---------- GIVEN INFORMATION ----------
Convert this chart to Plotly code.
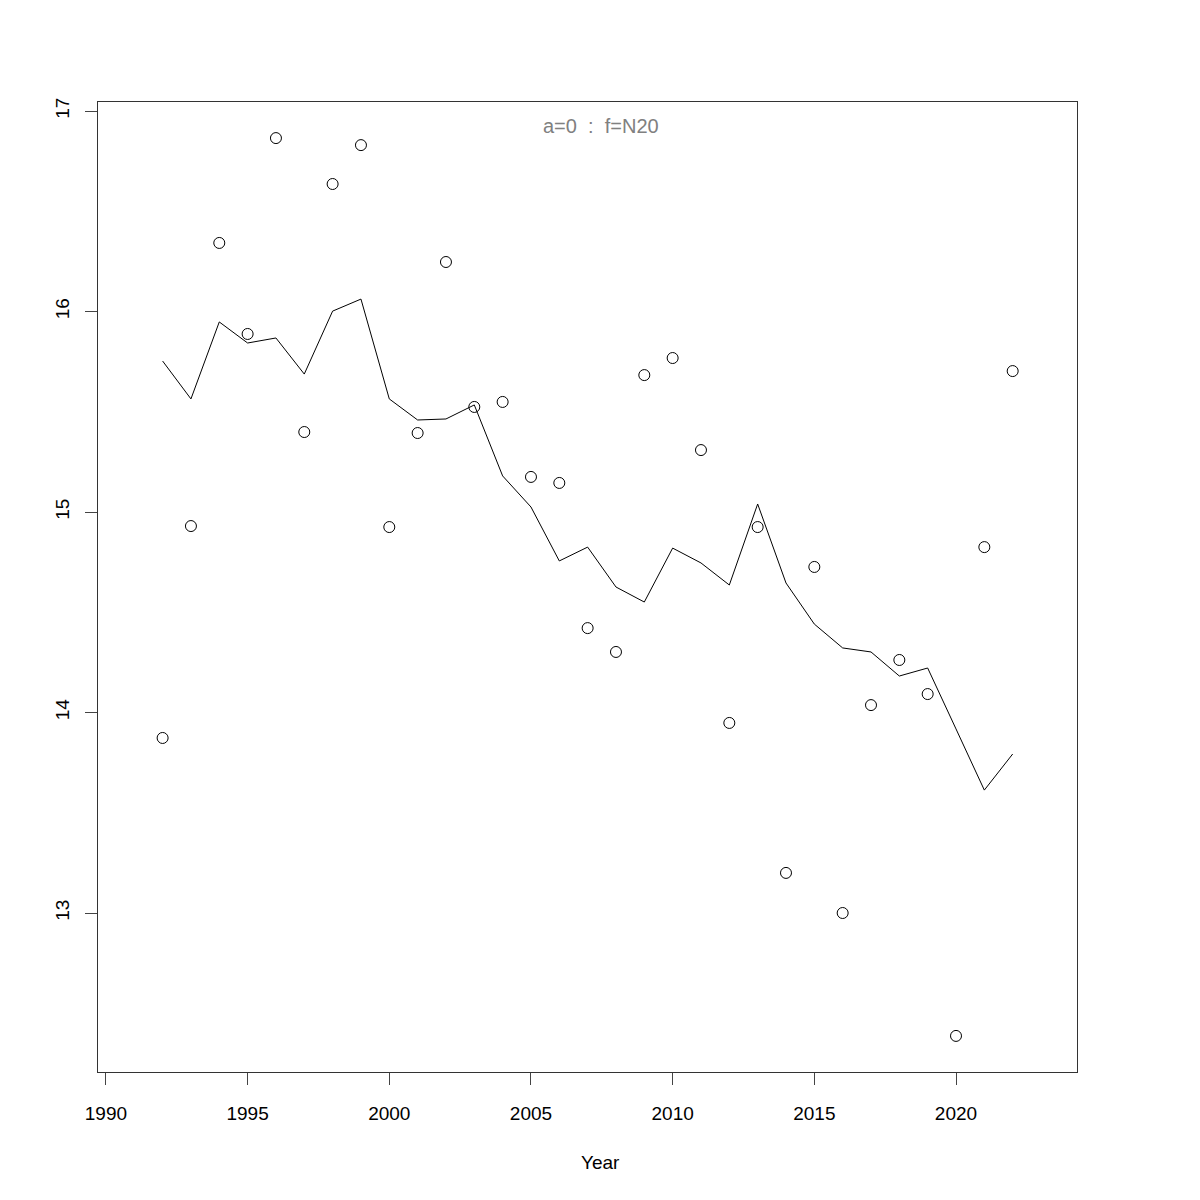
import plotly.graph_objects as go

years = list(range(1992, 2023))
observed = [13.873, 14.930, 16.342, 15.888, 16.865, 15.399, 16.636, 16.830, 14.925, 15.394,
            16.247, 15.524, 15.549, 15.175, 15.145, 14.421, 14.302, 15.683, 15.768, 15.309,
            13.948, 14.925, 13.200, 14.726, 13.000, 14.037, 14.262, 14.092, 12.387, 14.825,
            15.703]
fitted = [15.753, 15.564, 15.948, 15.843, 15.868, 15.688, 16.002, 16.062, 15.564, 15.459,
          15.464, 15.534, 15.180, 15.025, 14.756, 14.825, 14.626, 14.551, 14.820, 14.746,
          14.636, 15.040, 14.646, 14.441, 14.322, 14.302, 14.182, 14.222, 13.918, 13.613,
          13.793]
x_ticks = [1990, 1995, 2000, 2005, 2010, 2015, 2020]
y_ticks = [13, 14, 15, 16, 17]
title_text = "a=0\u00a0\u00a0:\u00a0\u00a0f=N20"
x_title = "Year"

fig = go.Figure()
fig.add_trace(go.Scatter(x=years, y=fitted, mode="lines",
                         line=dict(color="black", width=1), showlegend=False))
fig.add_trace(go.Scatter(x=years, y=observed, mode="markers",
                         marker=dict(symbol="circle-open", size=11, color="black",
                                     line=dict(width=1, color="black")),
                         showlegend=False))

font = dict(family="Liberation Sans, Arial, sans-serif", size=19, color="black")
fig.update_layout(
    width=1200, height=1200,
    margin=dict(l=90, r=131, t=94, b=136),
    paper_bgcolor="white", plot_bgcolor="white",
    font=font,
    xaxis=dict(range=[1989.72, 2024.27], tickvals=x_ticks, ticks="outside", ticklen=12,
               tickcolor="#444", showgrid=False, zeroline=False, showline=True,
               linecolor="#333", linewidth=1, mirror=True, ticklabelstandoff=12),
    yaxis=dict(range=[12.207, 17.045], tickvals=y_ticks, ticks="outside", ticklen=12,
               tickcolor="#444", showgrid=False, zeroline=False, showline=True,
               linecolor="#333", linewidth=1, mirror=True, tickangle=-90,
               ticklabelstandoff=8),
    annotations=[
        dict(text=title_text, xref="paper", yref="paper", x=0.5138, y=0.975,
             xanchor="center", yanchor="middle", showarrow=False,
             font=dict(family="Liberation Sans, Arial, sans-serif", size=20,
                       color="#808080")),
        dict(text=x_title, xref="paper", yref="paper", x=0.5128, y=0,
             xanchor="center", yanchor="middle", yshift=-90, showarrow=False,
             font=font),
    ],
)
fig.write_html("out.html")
----------
▸ EXERCISE INSTRUCTIONS: Your task is to return the lines above, from the first one up to and including the line containing "import plotly.graph_objects as go", minus any pictures.

▸ FULL ANSWER:
Convert this chart to Plotly code.
import plotly.graph_objects as go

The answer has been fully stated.